SureLock cuts masked diffusion language model decoding compute by 30-50%
Researchers propose SureLock, a technique that reduces computational FLOPs in masked diffusion language model decoding by 30-50% on LLaDA-8B by skipping attention and feed-forward computations for tokens that have converged. The method caches key-value pairs for locked positions while continuing to compute for unlocked tokens, reducing per-iteration complexity from O(N²d) to O(MNd).
SureLock Reduces Masked Diffusion LM Compute by 30-50%
Researchers have developed SureLock, a computational optimization technique for masked diffusion language models that eliminates redundant calculations during token generation, achieving 30-50% FLOP reductions while maintaining generation quality.
The Problem
Masked diffusion language models generate sequences through iterative sampling that progressively unmasks tokens across multiple steps. The standard approach recomputes attention and feed-forward blocks for every token position at every iteration—including tokens whose predictions have stabilized and no longer change meaningfully. This represents substantial computational waste, particularly as the number of fixed tokens accumulates during decoding.
SureLock's Approach
The technique introduces a "locking" mechanism: when the posterior probability distribution at an unmasked token position stabilizes across successive iterations (the "sure condition"), SureLock locks that position. Once locked, the model skips computing the query projection and feed-forward sublayers for that token in subsequent iterations. However, the method caches the token's attention keys and values, allowing other unlocked positions to continue attending to locked tokens normally.
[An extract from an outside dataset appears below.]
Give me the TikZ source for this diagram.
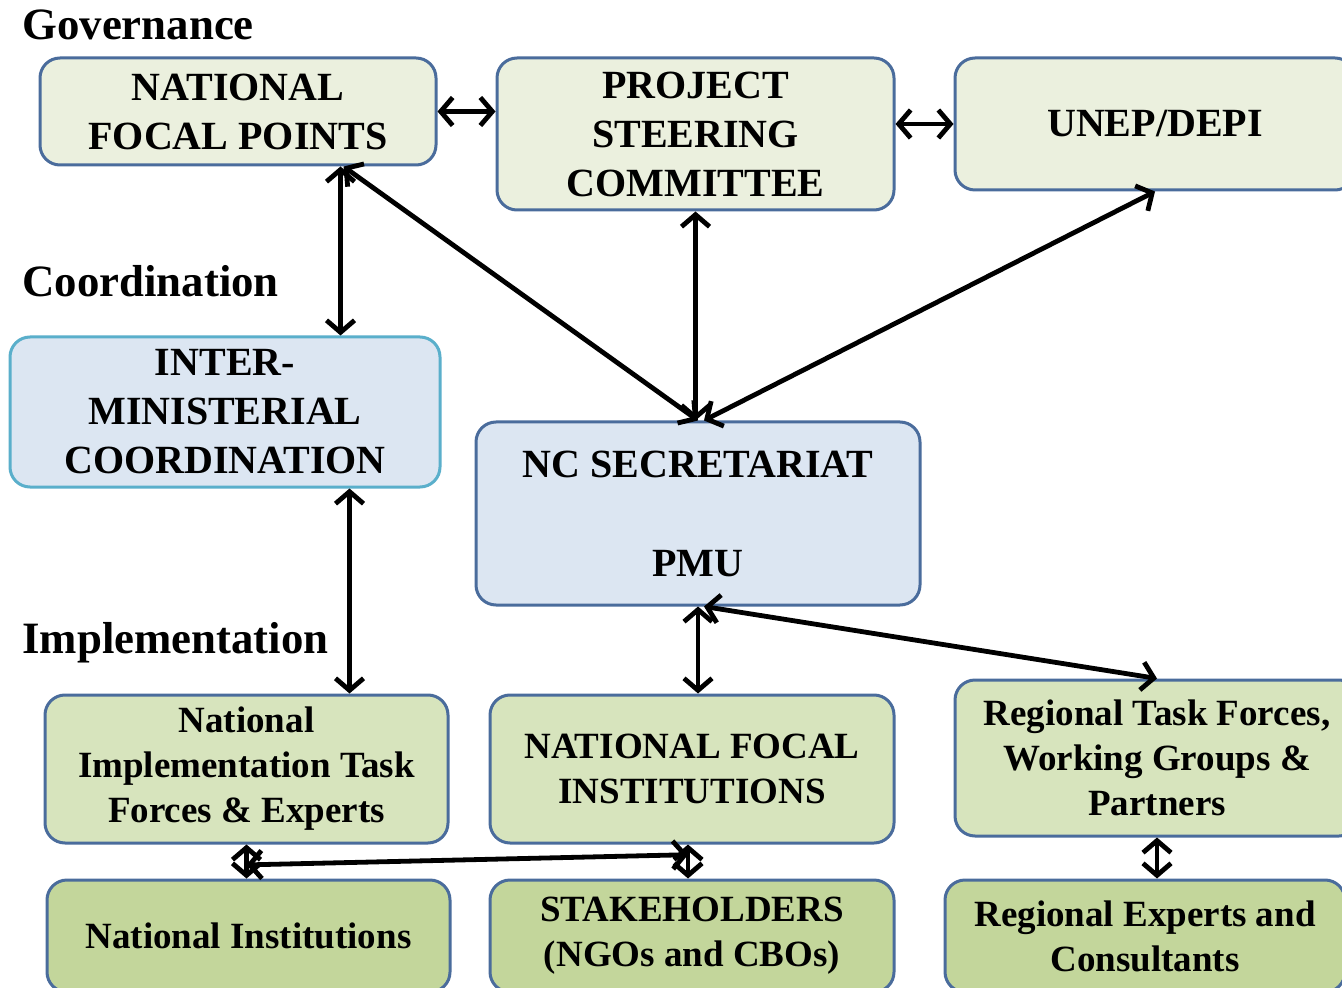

This architectural change reduces the per-iteration computational complexity from O(N²d)—where N is sequence length and d is model dimension—to O(MNd), where M represents the number of unlocked positions. Since M decreases as decoding progresses, the savings accumulate across iterations.
Empirical Results
On LLaDA-8B, SureLock achieved 30-50% algorithmic FLOP reductions relative to the same sampler without token locking. Critically, the optimization maintained comparable generation quality, indicating the technique does not degrade model outputs.
Theoretical Justification
The researchers provide theoretical analysis demonstrating that monitoring only the local KL divergence at the lock step suffices to bound the deviation in final token probabilities. This justifies the design rationale: the locking decision can be made locally without global probability tracking, reducing overhead.
What This Means
Masked diffusion models represent an alternative decoding paradigm to standard autoregressive generation. If these models see wider adoption, SureLock's optimization could significantly reduce inference costs at scale. The 30-50% improvement directly translates to lower latency and reduced resource consumption during deployment. However, real-world impact depends on masked diffusion LMs becoming competitive with autoregressive approaches in production settings. The technique is theoretically grounded and empirically validated on a specific 8B parameter model, but scaling behavior and applicability across different architectures remains unclear.